The fossil find was unearthed on the sidelines of Europe’s biggest single construction project: a £16 billion (around $27bn) rail network known as Crossrail, which will create a new underground rail link beneath the British capital. Since 2009, engineers have been building new stations and digging two giant tunnels under the city – and a team of archaeologists has been working right beside them. By law, Crossrail must carry out archaeological investigations alongside its structural works.
While digs in rural areas allow archaeologists to use the latest technology – like UAVs, satellites and infrared and thermal cameras – to help them uncover hidden artefacts and fossils in the rock and soil, working in a big city is very different. Much of this technology doesn’t work too well in an urban setting, where demolition debris and underground pipes and wires tend to get in the way.
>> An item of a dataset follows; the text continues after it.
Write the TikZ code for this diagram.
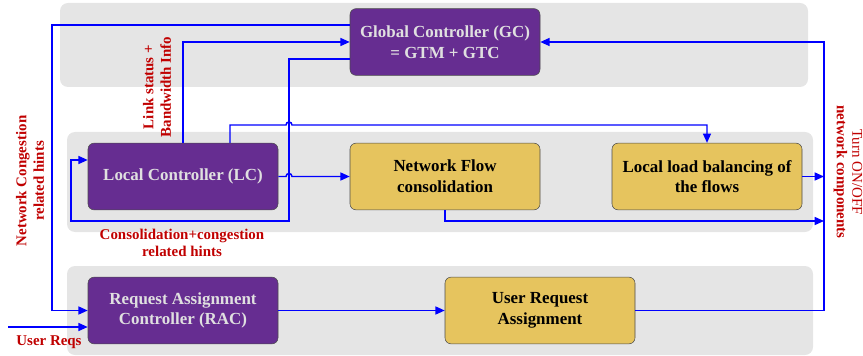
\documentclass[tikz,border=0pt]{standalone}
\usepackage{fontspec}
\setmainfont{Liberation Serif}
\usetikzlibrary{arrows.meta, positioning, calc}
\definecolor{ctrlPurple}{RGB}{102,45,145}
\definecolor{taskYellow}{RGB}{230,196,94}
\definecolor{laneGray}{gray}{0.9}
\definecolor{hintRed}{RGB}{192,0,0}

\begin{document}
\begin{tikzpicture}[x=0.75pt, y=-0.75pt, >={Triangle[length=7pt,width=6pt]},
    box/.style={draw=black!70, rounded corners=4.5pt, minimum width=142.5pt, minimum height=50pt,
        align=center, font=\bfseries\fontsize{12.7}{15.5}\selectfont},
    ctrl/.style={box, fill=ctrlPurple, text=white!88!black},
    task/.style={box, fill=taskYellow, text=black},
    flow/.style={blue, line width=1.1pt},
    hint/.style={hintRed, align=center, font=\bfseries\fontsize{11.2}{13}\selectfont}]
    \useasboundingbox (0,0) rectangle (863,356);

    % Lanes
    \fill[laneGray, rounded corners=6pt] (60,3) rectangle (808,87);
    \fill[laneGray, rounded corners=6pt] (67,132) rectangle (813,232);
    \fill[laneGray, rounded corners=6pt] (67,266) rectangle (813,355);

    % Blocks
    \node[ctrl] (gc) at (445,42) {Global Controller (GC)\\= GTM + GTC};
    \node[ctrl] (lc) at (183,176.5) {Local Controller (LC)};
    \node[task] (nf) at (445,176.5) {Network Flow\\consolidation};
    \node[task] (llb) at (707,176.5) {Local load balancing of\\the flows};
    \node[ctrl] (rac) at (183,310.5) {Request Assignment\\Controller (RAC)};
    \node[task] (ura) at (540,310.5) {User Request\\Assignment};

    % Rails
    \coordinate (railL) at (52,0);
    \coordinate (railR) at (824,0);
    \coordinate (loopR) at (289,0);
    \coordinate (loopL) at (71,0);
    \coordinate (reqIn) at (8,327);

    % Connectors
    \draw[flow, ->] ($(gc.west)+(0,-17)$) -| (railL |- rac.west) -- (rac.west);
    \draw[flow, ->] (lc.north) |- (gc.west);
    \draw[flow, ->] ($(gc.west)+(0,17)$) -| ($(loopR |- lc.south)+(0,11)$)
        -| ($(loopL |- lc.west)+(0,-16.5)$) -- ($(lc.west)+(0,-16.5)$);
    \draw[flow, ->] ($(lc.north)+(47,0)$) |- ($(loopR |- 0,125)+(-3,0)$)
        arc[start angle=180, end angle=0, radius=2.25pt] -| (llb.north);
    \draw[flow, ->] (lc.east) -- ($(lc.east -| loopR)+(-3,0)$)
        arc[start angle=180, end angle=0, radius=2.25pt] -- (nf.west);
    \draw[flow, ->] (nf.south) |- (railR |- 0,221);
    \draw[flow, ->] (llb.east) -- (llb.east -| railR);
    \draw[flow, ->] (ura.east) -| (railR |- gc.east) -- (gc.east);
    \draw[flow, ->] (rac.east) -- (ura.west);
    \draw[flow, ->] (reqIn) -- (reqIn -| rac.west);

    % Hints
    \node[hint, rotate=90] (linkHint) at (157,87) {Link status +\\Bandwidth Info};
    \node[hint, rotate=90] (netHint) at (30,181) {Network Congestion\\related hints};
    \node[hint] (consHint) at (182,243) {Consolidation+congestion\\related hints};
    \node[hint] (reqHint) at (49,342) {User Reqs};
    \node[hint, rotate=-90, font=\bfseries\fontsize{11.2}{11.5}\selectfont] (turnHint) at (848,172)
        {{\mdseries Turn ON/OFF}\\network components};
\end{tikzpicture}
\end{document}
That’s why the Crossrail excavations have been carried out the old-fashioned way: with spades, picks and ordinary construction equipment.
A bit of technology that has come in handy is specialised computer modelling software that gives the archaeologists a clearer picture of where significant deeply buried finds are likely to be found. “Archaeologists have to plan their investigation meticulously, and know where areas of interest are, before they start digging,” says Crossrail’s lead archaeologist Jay Carver. That means a lot of research, which is thankfully not as time-consuming as it once was. “So much of the information we need used to be locked away in dusty records vaults in libraries and universities, but now it’s easily accessible online,” Carver explains.
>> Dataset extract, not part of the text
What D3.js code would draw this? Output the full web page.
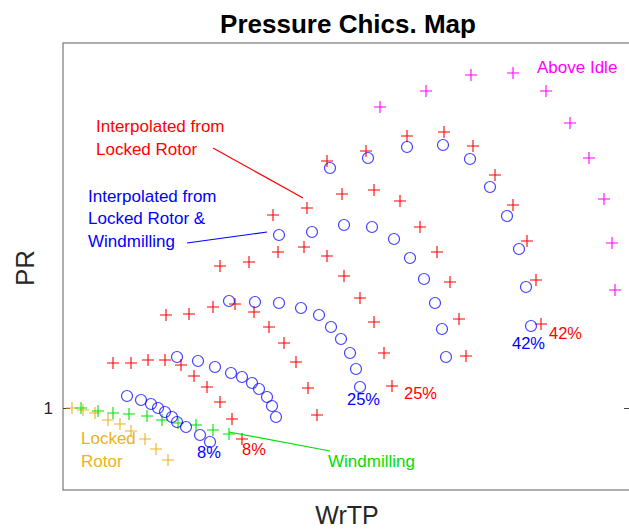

“Over the last four years, Crossrail archaeologists have unearthed artefacts that provide fascinating insights into London’s ancient history.”
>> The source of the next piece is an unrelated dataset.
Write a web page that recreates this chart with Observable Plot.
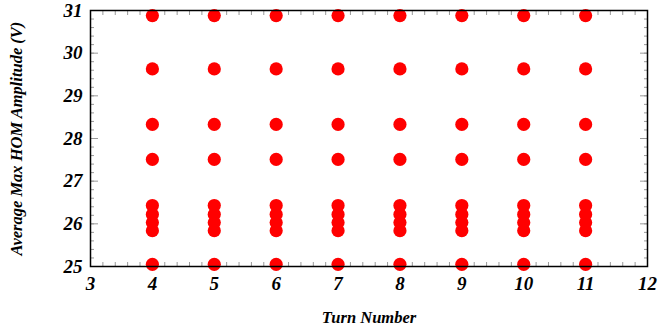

Over the last four years, Crossrail archaeologists have unearthed artefacts that provide fascinating insights into London’s ancient history, stretching as far back as Roman times. But they’ve also found evidence of what this part of the world was like long before human settlement.
The fossil loot dug up in 2011, near London’s Royal Oak tube station, was a treasure trove of bones belonging to reindeer and steppe bison. “So many bones in one place shows that large herds of these animals were present in the London area back then,” says Carver.
Two metres tall and weighing in at up to 900kg, steppe bison roamed the Eurasian and North American plains from about 500,000 years ago. Carver explains that analysts from London’s Natural History Museum used a method known as optically stimulated luminescence to work out that the Crossrail bones were 68,000 years old. “This technique can give dates by showing how [much time has passed since] the quartz in the soil around the fossil was last exposed to light,” he says.
“Back then, the south of England would have been a cold, tundra-like landscape,” Carver adds. During the ice ages, the climate would have gradually changed from cold to warm and then back to cold again, he explains. “The fossils are from one of the cold stages. London would have been on the edge of the ice pack, so there’d be similar animals to those you’d find in modern-day Siberia.” Adapted to the cold climate, the animals would have migrated during the warmer periods, moving across the land bridge that once connected the British Isles to mainland Europe and then heading northwards.
While the archaeologists have unearthed plenty of human relics at other Crossrail dig sites, they found no sign of them here. “We didn’t find any evidence of human activity in the Royal Oak site,” Carver says. “Lots of the bones had marks on them and we thought at first that this might be from hunting, or where people had used tools to work the bones.”
That turned out not to be the case. When the fossils were sent to the Natural History Museum, scientists discovered that carnivores had made the marks. “Most likely wolves and bears, possibly cave lions,” Carver says. It’s likely that the bison and reindeer had drowned after being washed away in floods and local predators had scavenged the carcasses.
By around 10,000 to 8,000BC, the bison and reindeer were gone from Britain. Carver explains that by this time the area’s climate had grown too hot for them. In addition, the North Sea land bridge became submerged by rising sea levels around 8,500 years ago at the end of the last Ice Age, putting an end to the animals’ back-and-forth journeys across the water.
The Crossrail project is certainly not the only one to yield buried treasure. Significant archaeological finds have been popping up at construction sites all over the globe, like the two-million-year-old sea lion skull unearthed in Los Angeles, the 50-million-year-old crocodile remains in Brisbane or the possible hadrosaur tail found during the building of an oil pipeline in Alberta, Canada.
Back in the UK, Crossrail’s archaeologists are excited about the remarkable finds they’re brining to light. With forty sites stretching across London, they’re part of the UK’s biggest-ever urban archaeology project. “We’re looking at a complete cross-section of London’s history,” Carver says.